Uncovering the Hidden Patterns That Shape Us

10.12.25 11:47 AM - Comment(s) - By Sadie Scott

Exploring the layers of conditioning that rise to the surface when we slow down and listen.

Shadow work fascinates me, but I’m always struck by how relentless it can feel when you actually meet yourself in those uncomfortable places. We talk about ego, conditioning, personality, but when you begin pulling threads that formed before you even understood language, you realise how deeply embedded these patterns are — and how hard they are to see until one day they surface and you can no longer unsee them.


The strange thing is, the realisation itself isn’t the hard part. Seeing a pattern clearly can almost feel like a moment of relief — a flash of truth. The journey is hard because once you begin this work, that’s it. You can’t unsee what you’ve seen. It’s like taking the red pill: the inner world starts revealing itself, layer by layer, and each layer brings its own emotional charge. These aren’t surface-level insights; they come with depth, history, and feeling. That’s what makes this path so intense — the steady unfolding of everything you’ve carried, everything that has shaped you, rising into awareness one piece at a time.


For me, the most confronting moments come when I realise that something I believed was “just who I am” might not be me at all. It might be something I absorbed so early in life that it became stitched into my identity before I had any awareness or choice in the matter.


We’re not born with these patterns.
We come in as a blank slate — open, receptive, unfiltered.


In those first years, we begin building the operating system we need to survive in the world. Everything around us becomes a code: the emotions in the room, the dynamics between adults, unspoken beliefs, the way our needs are met or not met. And these early experiences form the deepest, most fundamental patterns we carry.


This particular pattern took a long time to surface. I’d had small glimpses of it over the last couple of years, but it’s only in the last six months that it finally revealed itself fully. That’s the thing about this work — our environment is constantly giving us feedback. Our emotional state is shaped by that feedback, and the feedback is shaped by our behaviour, our conditioning, our patterns. It’s all connected.
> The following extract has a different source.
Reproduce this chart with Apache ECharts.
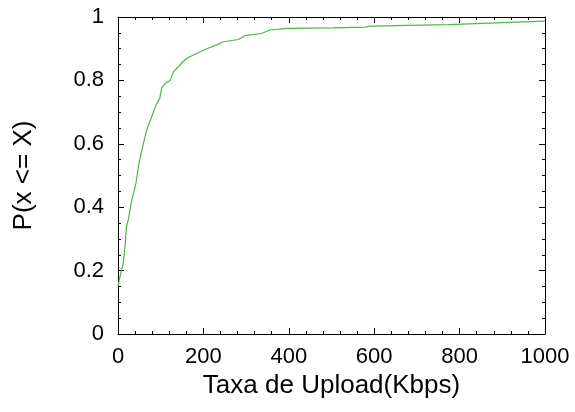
<!DOCTYPE html>
<html>
<head>
<meta charset="utf-8">
<script src="https://cdn.jsdelivr.net/npm/echarts@6/dist/echarts.min.js"></script>
<style>
  html, body { margin: 0; padding: 0; background: #fff; }
  #chart { width: 575px; height: 412px; }
</style>
</head>
<body>
<div id="chart"></div>
<script>
// taxa de upload (Kbps) e probabilidade acumulada
var uploadRate = [0, 3, 8, 12, 16, 20, 24, 32, 42, 48, 55, 67, 79, 89, 98, 102, 110, 122, 130, 149,
                  161, 184, 208, 231, 247, 282, 297, 336, 356, 395, 504, 580, 590, 773, 777, 1000];
var cdf = [0.15, 0.17, 0.2, 0.22, 0.27, 0.34, 0.36, 0.42, 0.475, 0.53, 0.575, 0.643, 0.686, 0.722, 0.744, 0.775, 0.79, 0.80, 0.827, 0.854,
           0.87, 0.885, 0.90, 0.912, 0.922, 0.929, 0.941, 0.948, 0.959, 0.964, 0.966, 0.968, 0.971, 0.976, 0.979, 0.987];

var points = [];
for (var i = 0; i < uploadRate.length; i++) {
    points.push([uploadRate[i], cdf[i]]);
}

var font = 'Liberation Sans, Arial, sans-serif';
var axisLine = {show: true, onZero: false, lineStyle: {color: '#000', width: 1}};
var tick = {show: true, inside: true, length: 6, lineStyle: {color: '#000'}};

var chart = echarts.init(document.getElementById('chart'));
var option = {
    animation: false,
    grid: {left: 118, right: 30, top: 17, bottom: 78},
    xAxis: [{
        type: 'value',
        min: 0, max: 1000, interval: 200,
        name: 'Taxa de Upload(Kbps)',
        nameLocation: 'middle',
        nameGap: 36,
        nameTextStyle: {fontFamily: font, fontSize: 26, color: '#000'},
        axisLine: axisLine,
        axisTick: tick,
        minorTick: {show: true, splitNumber: 5, length: 3, lineStyle: {color: '#000'}},
        splitLine: {show: false},
        axisLabel: {fontFamily: font, fontSize: 22, color: '#000', margin: 12,
                    formatter: function (v) { return String(v); }}
    }, {
        type: 'value',
        position: 'top',
        min: 0, max: 1000, interval: 200,
        axisLine: axisLine,
        axisTick: tick,
        minorTick: {show: true, splitNumber: 5, length: 3, lineStyle: {color: '#000'}},
        splitLine: {show: false},
        axisLabel: {show: false}
    }],
    yAxis: [{
        type: 'value',
        min: 0, max: 1, interval: 0.2,
        name: 'P(x <= X)',
        nameLocation: 'middle',
        nameGap: 81,
        nameTextStyle: {fontFamily: font, fontSize: 26, color: '#000'},
        axisLine: axisLine,
        axisTick: tick,
        minorTick: {show: true, splitNumber: 4, length: 3, lineStyle: {color: '#000'}},
        splitLine: {show: false},
        axisLabel: {fontFamily: font, fontSize: 22, color: '#000', margin: 14}
    }, {
        type: 'value',
        position: 'right',
        min: 0, max: 1, interval: 0.2,
        axisLine: axisLine,
        axisTick: tick,
        minorTick: {show: true, splitNumber: 4, length: 3, lineStyle: {color: '#000'}},
        splitLine: {show: false},
        axisLabel: {show: false}
    }],
    series: [{
        type: 'line',
        data: points,
        showSymbol: false,
        lineStyle: {color: '#4cb944', width: 1.2},
        itemStyle: {color: '#4cb944'}
    }]
};
chart.setOption(option);
</script>
</body>
</html>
People often talk about “the red pill” as a kind of awakening, but for me it’s far more subtle. It’s the noticing. It’s the moment you step out of the immersive emotional experience and ask:


What is actually driving this feeling? Where is this coming from?


Most of the time we’re inside the emotion, reacting from it, believing it’s the whole truth. But taking the red pill is that shift — the ability to stand slightly outside yourself and observe the pattern underneath. Some people call it waking up. For me, it’s the recognition that everything — and I mean everything — is programming. Some programming is obvious. Some is deeply hidden. But once you see it, you can’t unsee it.


It’s like finding the one domino that knocks down a whole chain of understanding. Or like sliding the missing piece into a mental Tetris game — suddenly all the layers rearrange themselves, and a part of your inner world finally makes sense.


I’ve also realised something else about this journey: most of us are far too busy to ever notice these hidden patterns. When life is full — caring for family, working, tending to household tasks, keeping up with friends, dealing with the day-to-day — there’s no space for deeper reflection. We stay in motion, and the noise of life drowns out the quieter truths within us.


To see these patterns, you often have to turn the noise down.


You need the kind of stillness that lets your inner world rise to the surface.


For me, that looks like quiet time, swimming in a loch, breathwork, meditation, walking in nature — moments where the mind softens enough for something deeper to be heard.


But here’s the uncomfortable part: sometimes we keep ourselves busy because we’re avoiding the work. The emotional work. The messy work. The work that asks us to meet the parts of ourselves we’d rather not see.


We busy our minds.
We busy our diaries.
We busy ourselves with other people’s problems.
All while quietly avoiding our own.


And yet, this is why the work matters. Because when we finally stop running from ourselves, when we create enough stillness to feel what’s underneath, the patterns begin to reveal their shape — and with that, the possibility of change.


Doing this work isn’t easy.
It’s uncomfortable. It’s confronting. It can be exhausting.

But each time a pattern reveals itself, something softens.


Something opens.
Something lets go.


And on the other side of that release is peace — a deeper, quieter sense of who I actually am beneath all the conditioning.

That’s what keeps me on this path.
Layer by layer, coming home to myself.